_Source excerpt_.
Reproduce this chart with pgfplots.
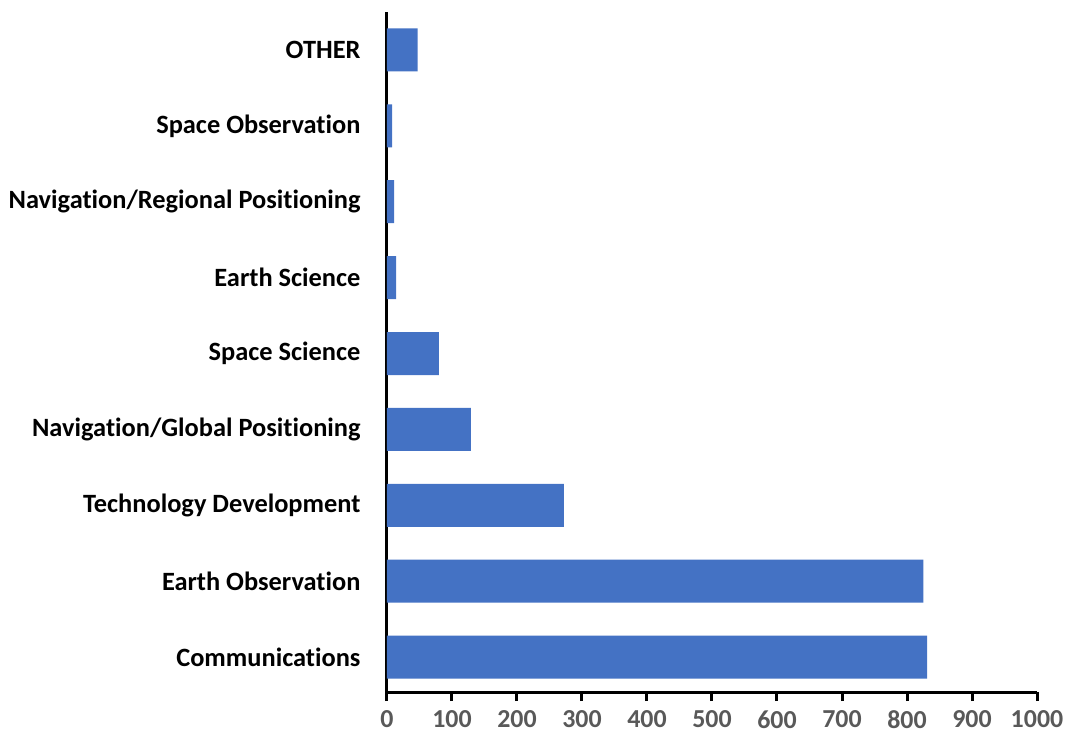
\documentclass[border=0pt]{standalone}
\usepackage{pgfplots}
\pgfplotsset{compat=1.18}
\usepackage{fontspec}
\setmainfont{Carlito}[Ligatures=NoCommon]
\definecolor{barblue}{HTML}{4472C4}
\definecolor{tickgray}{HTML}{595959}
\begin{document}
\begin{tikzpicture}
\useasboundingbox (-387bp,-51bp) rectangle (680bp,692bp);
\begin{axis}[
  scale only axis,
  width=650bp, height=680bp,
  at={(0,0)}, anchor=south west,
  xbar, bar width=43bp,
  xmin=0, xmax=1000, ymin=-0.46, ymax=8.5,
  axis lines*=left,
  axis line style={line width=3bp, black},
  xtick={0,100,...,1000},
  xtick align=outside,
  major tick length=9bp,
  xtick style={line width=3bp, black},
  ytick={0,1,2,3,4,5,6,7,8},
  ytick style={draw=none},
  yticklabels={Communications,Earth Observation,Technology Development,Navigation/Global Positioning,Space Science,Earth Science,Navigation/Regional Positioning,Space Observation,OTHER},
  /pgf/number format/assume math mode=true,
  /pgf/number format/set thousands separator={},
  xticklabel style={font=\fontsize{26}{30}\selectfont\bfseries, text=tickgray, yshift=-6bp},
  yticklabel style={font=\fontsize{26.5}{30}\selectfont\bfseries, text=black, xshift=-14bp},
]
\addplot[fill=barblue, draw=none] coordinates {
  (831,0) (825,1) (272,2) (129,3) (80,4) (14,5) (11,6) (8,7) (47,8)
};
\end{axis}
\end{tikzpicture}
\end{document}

_Problem statement_. Copy the whole listing above word for word but do not carry over the pictures.

_Worked answer_.
Reproduce this chart with pgfplots.
\documentclass[border=0pt]{standalone}
\usepackage{pgfplots}
\pgfplotsset{compat=1.18}
\usepackage{fontspec}
\setmainfont{Carlito}[Ligatures=NoCommon]
\definecolor{barblue}{HTML}{4472C4}
\definecolor{tickgray}{HTML}{595959}
\begin{document}
\begin{tikzpicture}
\useasboundingbox (-387bp,-51bp) rectangle (680bp,692bp);
\begin{axis}[
  scale only axis,
  width=650bp, height=680bp,
  at={(0,0)}, anchor=south west,
  xbar, bar width=43bp,
  xmin=0, xmax=1000, ymin=-0.46, ymax=8.5,
  axis lines*=left,
  axis line style={line width=3bp, black},
  xtick={0,100,...,1000},
  xtick align=outside,
  major tick length=9bp,
  xtick style={line width=3bp, black},
  ytick={0,1,2,3,4,5,6,7,8},
  ytick style={draw=none},
  yticklabels={Communications,Earth Observation,Technology Development,Navigation/Global Positioning,Space Science,Earth Science,Navigation/Regional Positioning,Space Observation,OTHER},
  /pgf/number format/assume math mode=true,
  /pgf/number format/set thousands separator={},
  xticklabel style={font=\fontsize{26}{30}\selectfont\bfseries, text=tickgray, yshift=-6bp},
  yticklabel style={font=\fontsize{26.5}{30}\selectfont\bfseries, text=black, xshift=-14bp},
]
\addplot[fill=barblue, draw=none] coordinates {
  (831,0) (825,1) (272,2) (129,3) (80,4) (14,5) (11,6) (8,7) (47,8)
};
\end{axis}
\end{tikzpicture}
\end{document}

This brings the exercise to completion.